One may wonder whether it really is useful to check mathematical proofs for correctness. The answer is yes, first, because even the most thorough mathematicians sometimes make little mistakes. For example, a proof-checking program revealed a mistake in one of Newton's demonstrations about how the motion of planets is subjected to the gravitational attraction of the sun. While this mistake is easily corrected and does not challenge Newton's theories in the slightest, it does confirm that mathematical publications often contain errors. More seriously, throughout history, many theorems have been given myriad false proofs: the axiom of parallels, Fermat's last theorem (according to which, if n ≥ 3, there exist no positive integers x, y and z such that xn + yn = zn) and the four-color theorem (of which more in Chapter 12) were all allegedly “solved” by crank amateurs, but also by reputable mathematicians, sometimes even by great ones.

at the beginning of the twentieth century, two theories about computation developed almost simultaneously: the theory of computability and the theory of constructivity. In a perfect world, the schools of thought that produced these theories would have recognized how their work was connected and cooperated in a climate of mutual respect. Sadly, this was not the case, and the theories emerged in confusion and incomprehension. Not until the middle of the century would the links between computability and constructivity finally be understood.

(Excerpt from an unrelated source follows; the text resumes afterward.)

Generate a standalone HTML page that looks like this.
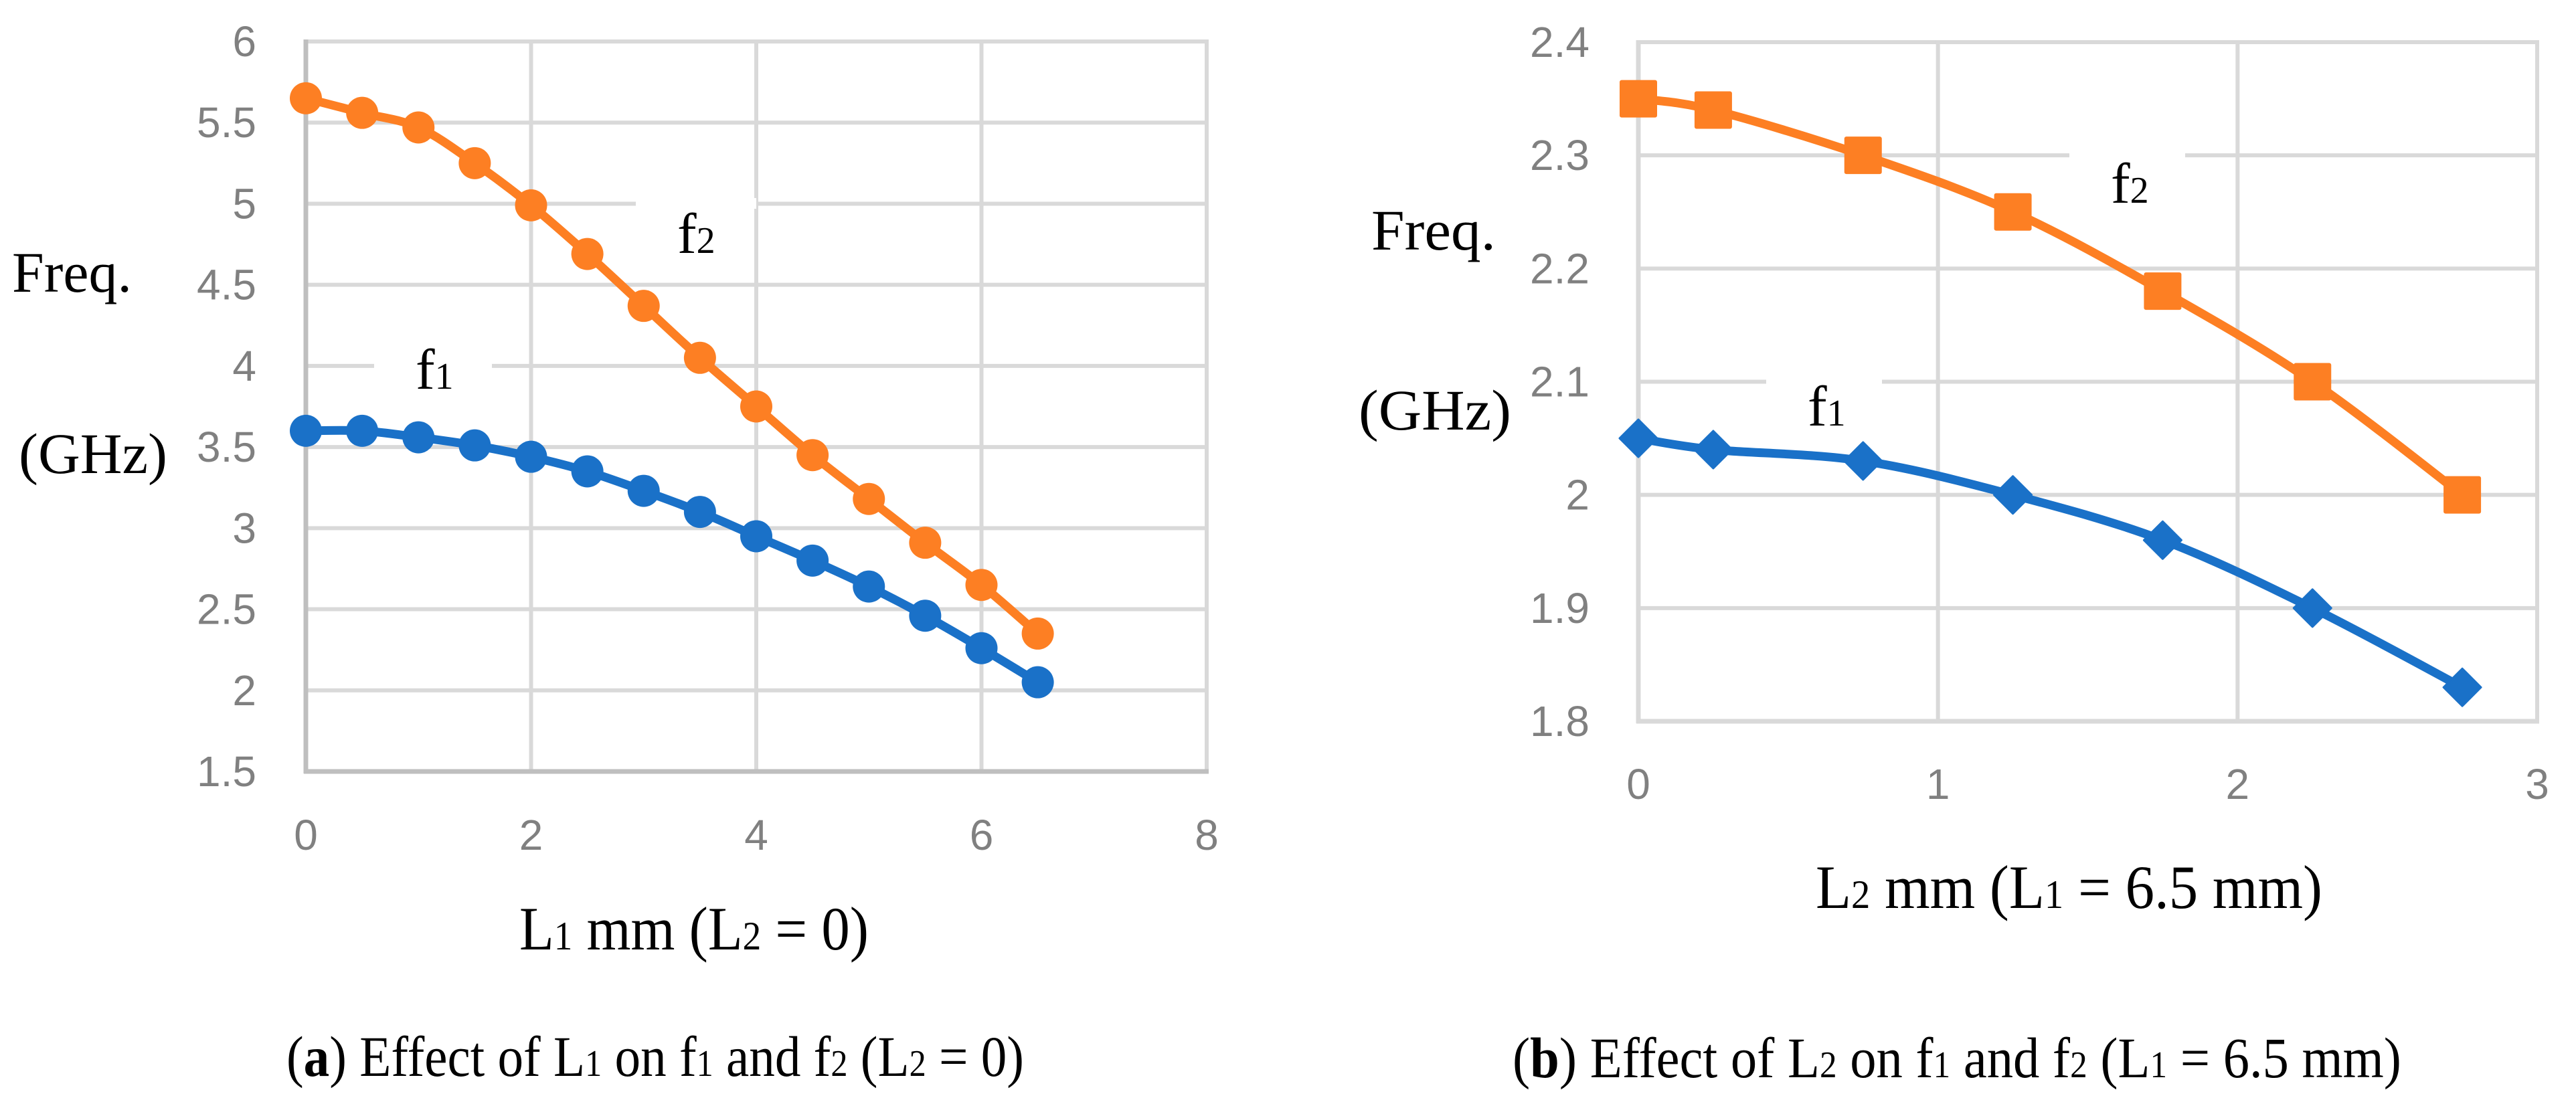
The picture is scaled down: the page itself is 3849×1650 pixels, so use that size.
<!DOCTYPE html>
<html><head><meta charset="utf-8"><style>
html,body{margin:0;padding:0;background:#fff;}
svg{display:block;}
.tick{font-family:"Liberation Sans",sans-serif;font-size:64px;fill:#808080;}
.ser{font-family:"Liberation Serif",serif;fill:#000;}
</style></head><body>
<svg id="chart" width="3849" height="1650" viewBox="0 0 3849 1650" xmlns="http://www.w3.org/2000/svg">
<g id="gA"></g>
<g id="gB"></g>
<text class="ser" x="18" y="436" font-size="86" textLength="179" lengthAdjust="spacingAndGlyphs">Freq.</text>
<text class="ser" x="28" y="707" font-size="86" textLength="222" lengthAdjust="spacingAndGlyphs">(GHz)</text>
<text class="ser" x="2049" y="373" font-size="86" textLength="186" lengthAdjust="spacingAndGlyphs">Freq.</text>
<text class="ser" x="2030" y="642" font-size="86" textLength="228" lengthAdjust="spacingAndGlyphs">(GHz)</text>
<text class="ser" x="776" y="1419" font-size="92" textLength="522" lengthAdjust="spacingAndGlyphs">L<tspan font-size="60">1</tspan> mm (L<tspan font-size="60">2</tspan> = 0)</text>
<text class="ser" x="2713" y="1357" font-size="92" textLength="757" lengthAdjust="spacingAndGlyphs">L<tspan font-size="60">2</tspan> mm (L<tspan font-size="60">1</tspan> = 6.5 mm)</text>
<text class="ser" x="428" y="1608" font-size="86" textLength="1102" lengthAdjust="spacingAndGlyphs">(<tspan font-weight="bold">a</tspan>) Effect of L<tspan font-size="56">1</tspan> on f<tspan font-size="56">1</tspan> and f<tspan font-size="56">2</tspan> (L<tspan font-size="56">2</tspan> = 0)</text>
<text class="ser" x="2260" y="1610" font-size="86" textLength="1328" lengthAdjust="spacingAndGlyphs">(<tspan font-weight="bold">b</tspan>) Effect of L<tspan font-size="56">2</tspan> on f<tspan font-size="56">1</tspan> and f<tspan font-size="56">2</tspan> (L<tspan font-size="56">1</tspan> = 6.5 mm)</text>
</svg>
<script>
// Chart A data
const aX = [0,0.5,1,1.5,2,2.5,3,3.5,4,4.5,5,5.5,6,6.5];
const aF2 = [5.65,5.56,5.47,5.25,4.99,4.69,4.37,4.05,3.75,3.45,3.18,2.91,2.65,2.35];
const aF1 = [3.6,3.6,3.56,3.51,3.44,3.35,3.23,3.1,2.95,2.8,2.64,2.46,2.26,2.05];
const aYTicks = ["1.5","2","2.5","3","3.5","4","4.5","5","5.5","6"];
const aXTicks = ["0","2","4","6","8"];
// Chart B data
const bX = [0,0.25,0.75,1.25,1.75,2.25,2.75];
const bF2 = [2.35,2.34,2.30,2.25,2.18,2.10,2.00];
const bF1 = [2.05,2.04,2.03,2.00,1.96,1.90,1.83];
const bYTicks = ["1.8","1.9","2","2.1","2.2","2.3","2.4"];
const bXTicks = ["0","1","2","3"];

const NS="http://www.w3.org/2000/svg";
const ORANGE="#fd7f23", BLUE="#1a71c8";
function mk(p,tag,at){const e=document.createElementNS(NS,tag);for(const k in at)e.setAttribute(k,at[k]);p.appendChild(e);return e;}
function smooth(pts){let d="M"+pts[0][0]+","+pts[0][1];for(let i=0;i<pts.length-1;i++){const p0=pts[i-1]||pts[i],p1=pts[i],p2=pts[i+1],p3=pts[i+2]||p2;const t=1/6;
d+=" C"+(p1[0]+(p2[0]-p0[0])*t)+","+(p1[1]+(p2[1]-p0[1])*t)+" "+(p2[0]-(p3[0]-p1[0])*t)+","+(p2[1]-(p3[1]-p1[1])*t)+" "+p2[0]+","+p2[1];}return d;}

function drawChart(g,cfg){
  const sx=v=>cfg.L+(v-cfg.xmin)/(cfg.xmax-cfg.xmin)*(cfg.R-cfg.L);
  const sy=v=>cfg.B-(v-cfg.ymin)/(cfg.ymax-cfg.ymin)*(cfg.B-cfg.T);
  cfg.yTicks.forEach(t=>{const y=sy(parseFloat(t));
    if(parseFloat(t)!==cfg.ymin){const gl=mk(g,"line",{x1:cfg.L,x2:cfg.R,y1:y,y2:y,stroke:"#d9d9d9","stroke-width":6});
    
    }
    const tx=mk(g,"text",{x:cfg.L-cfg.yLabOff,y:y+22,"text-anchor":"end",class:"tick"});tx.textContent=t;
    
    
  });
  cfg.xTicks.forEach(t=>{const x=sx(parseFloat(t));
    if(parseFloat(t)!==cfg.xmin){const gl=mk(g,"line",{x1:x,x2:x,y1:cfg.T-3,y2:cfg.B,stroke:"#d9d9d9","stroke-width":6});
    
    }
    const tx=mk(g,"text",{x:x,y:cfg.xLabY,"text-anchor":"middle",class:"tick"});tx.textContent=t;
    
    
  });
  // label gaps
  cfg.labels.forEach(l=>{
    const r=mk(g,"rect",{x:l.gx1,y:l.gy-8,width:l.gx2-l.gx1,height:16,fill:"#fff"});
    
    
  });
  const ya=mk(g,"line",{x1:cfg.L,x2:cfg.L,y1:cfg.T-3,y2:cfg.B+3,stroke:cfg.axisC,"stroke-width":7});
  
  
  const xa=mk(g,"line",{x1:cfg.L-3,x2:cfg.R+3,y1:cfg.B,y2:cfg.B,stroke:cfg.axisC,"stroke-width":7});
  
  
  cfg.series.forEach(s=>{
    const pts=cfg.xs.map((x,i)=>[sx(x),sy(s.vals[i])]);
    const ln=mk(g,"path",{d:smooth(pts),fill:"none",stroke:s.color,"stroke-width":13,"stroke-linejoin":"round"});
    
    
    pts.forEach(p=>{let m;
      if(s.marker==="circle") m=mk(g,"circle",{cx:p[0],cy:p[1],r:24,fill:s.color});
      else if(s.marker==="square") m=mk(g,"rect",{x:p[0]-28,y:p[1]-28,width:56,height:56,rx:3,fill:s.color});
      else m=mk(g,"path",{d:`M${p[0]},${p[1]-28} L${p[0]+28},${p[1]} L${p[0]},${p[1]+28} L${p[0]-28},${p[1]} Z`,fill:s.color,"stroke":s.color,"stroke-width":3,"stroke-linejoin":"round"});
      
      
    });
  });
  cfg.labels.forEach(l=>{
    const t=mk(g,"text",{x:l.x,y:l.y,class:"ser","font-size":86});
    t.innerHTML=`f<tspan font-size="56">${l.sub}</tspan>`;
    
    
  });
}
drawChart(document.getElementById("gA"),{L:457,R:1803,T:62,B:1153,xmin:0,xmax:8,ymin:1.5,ymax:6,
  yTicks:aYTicks,xTicks:aXTicks,xs:aX,yLabOff:74,xLabY:1270,axisC:"#bfbfbf",
  series:[{name:"f2",vals:aF2,color:ORANGE,marker:"circle"},{name:"f1",vals:aF1,color:BLUE,marker:"circle"}],
  labels:[{x:1012,y:378,sub:"2",gx1:950,gx2:1130,gy:304},{x:621,y:581,sub:"1",gx1:559,gx2:735,gy:546}]});
drawChart(document.getElementById("gB"),{L:2448,R:3791,T:63,B:1078,xmin:0,xmax:3,ymin:1.8,ymax:2.4,
  yTicks:bYTicks,xTicks:bXTicks,xs:bX,yLabOff:73,xLabY:1194,axisC:"#d9d9d9",
  series:[{name:"f2",vals:bF2,color:ORANGE,marker:"square"},{name:"f1",vals:bF1,color:BLUE,marker:"diamond"}],
  labels:[{x:3154,y:303,sub:"2",gx1:3092,gx2:3265,gy:232},{x:2701,y:636,sub:"1",gx1:2639,gx2:2812,gy:570}]});
</script>
</body></html>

To this day, there are traces of the old strife in the sometimes excessively ideological way in which these theories are expounded, both of which deserve a dispassionate presentation. After our call for unity, we must nevertheless concede that, although both schools of thought developed concepts that turned out to be rather similar, the problems they set out to solve were quite different. Therefore, we will tackle these theories separately. Let's start with the notion of computability.

THE EMERGENCE OF NEW ALGORITHMS

As they each in turn attempted to clarify inference rules, Frege, Russell, and Hilbert contributed to the elaboration of predicate logic. Predicate logic, in keeping with the axiomatic conception of mathematics, consists of inference rules that enable proofs to be built, step by step, from axiom to theorem, without providing any scope for computation. Ignoring Euclid's algorithm, medieval arithmetic algorithms, and calculus, predicate logic signaled the return to the axiomatic vision passed down from the Greeks that turns its back on computation.

In predicate logic, as in the axiomatic conception of mathematics, a problem is formulated as a proposition, and solving the problem amounts to proving that the proposition is true (or that it is false). What is new with predicate logic is that these propositions are no longer expressed in a natural language – say, English – but in a codified language made up of relational predicate symbols, coordinating conjunctions, variables, and quantifiers.